A simplisitic understanding of AI is that it is technology that can emulate human capabilities and human performance and, in some cases, technology that will replace people even in the execution of non-routine tasks.

AI is patent subject-matter and this is irrefutable. However, how if AI is set as inventor?. Should this be the case, notwithstanding that said inventions have not actually been invented by a human being?

In the late of 2018, two patent applications invented by AI were filed to the European Patent Office (EPO). However, the European Patent Office (EPO) lately refused these two patent applications that list an AI as the sole inventor.
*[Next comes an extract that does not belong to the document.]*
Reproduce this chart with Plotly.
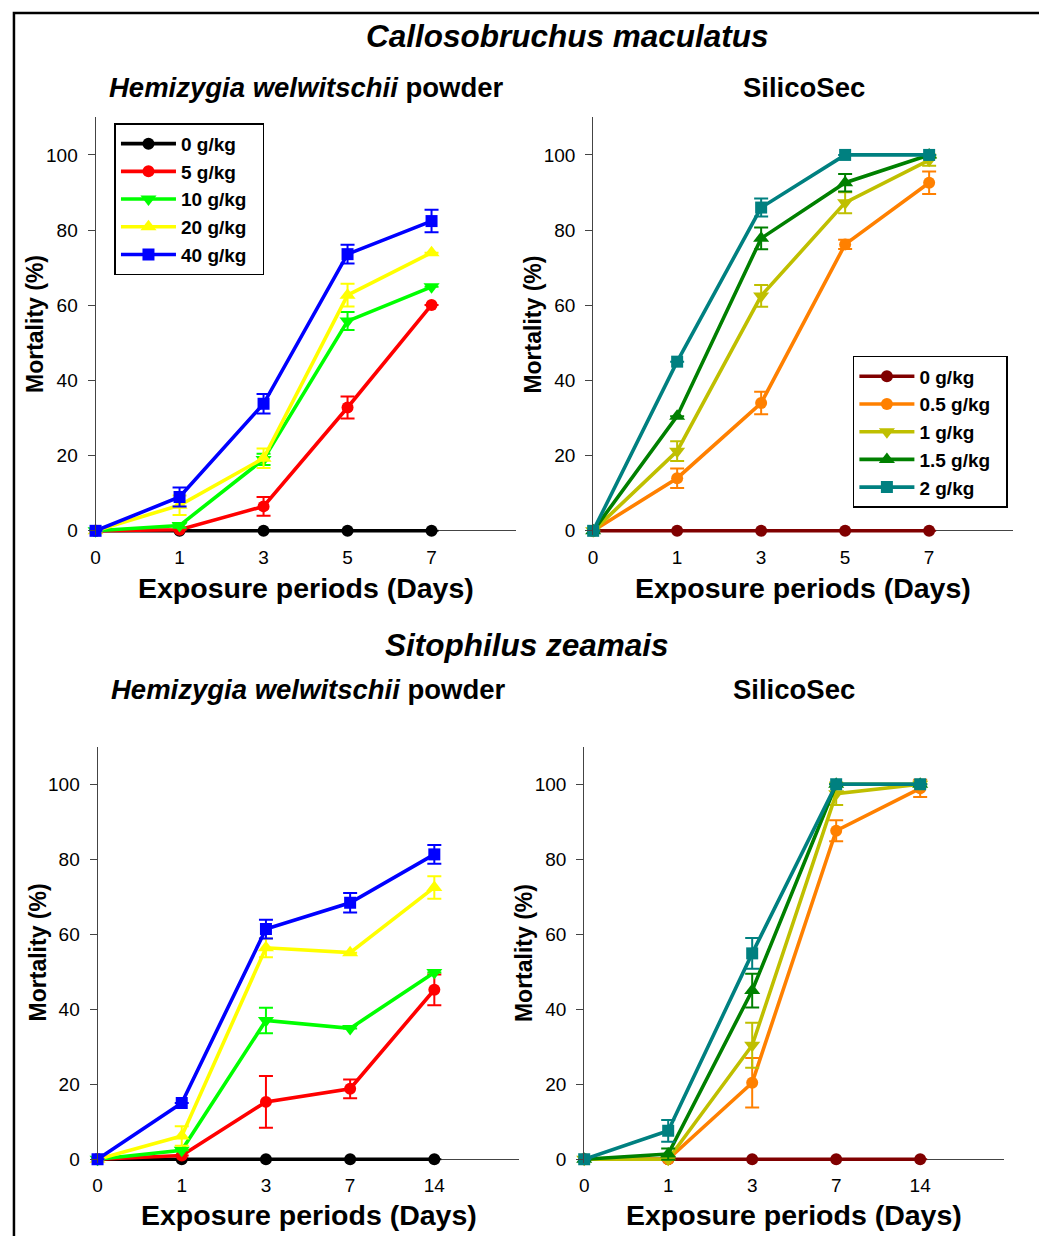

After hearing the arguments of the applicant, the EPO refused the European patent applications as they do not meet the requirement that an inventor designated in the application has to be a human being, not a machine.

The EPO stated: “Machines do not have legal personality and cannot own property. Accordingly, a machine cannot have a family name and given names, as required for designating an inventor by rule 19(1) of the European Patent Convention (EPC). Moreover, a machine cannot own rights to an invention and cannot transfer them within an employment relationship or by succession.

In the oral arguments, the applicant argued that accepting AI systems as inventors would allow applicants to indicate the truthful inventor and that the EPC doesn’t specify that the inventor must be human.

However, in deciding to refuse the applications, the EPO concluded that the designations of inventor do not meet the requirements set out by the EPC. The EPO will publish a reasoned decision in January 2020.

How if the same case occured in Indonesia that there is invention filed with AI as the sole inventor. The same decision will be made, the application will be rejected since Indonesia does not recognize humanoid inventor. According to the Article 1 paragraph (3) of Indonesian patent law No. 13 of 2016 that inventor is a person or people who are jointly implementing the ideas into activities to produce the invention.

Tied to this, there is also question of who has ownership for AI-related inventions. In cases where the inventor may not be human, does a humanoid inventor have the power to give consent for change of ownership so that a recognised legal entitiy can sue for infringement?. Thereafter, in cases where patent infringement is established and the cause of infringing act cannot be traced back to a specific human actor, how would the courts act? These and many similar concerns are now the subject of debates and the ambiguities of AI, not only in the Intellectual Property context, but also in the context of criminal liability or civil tort liability.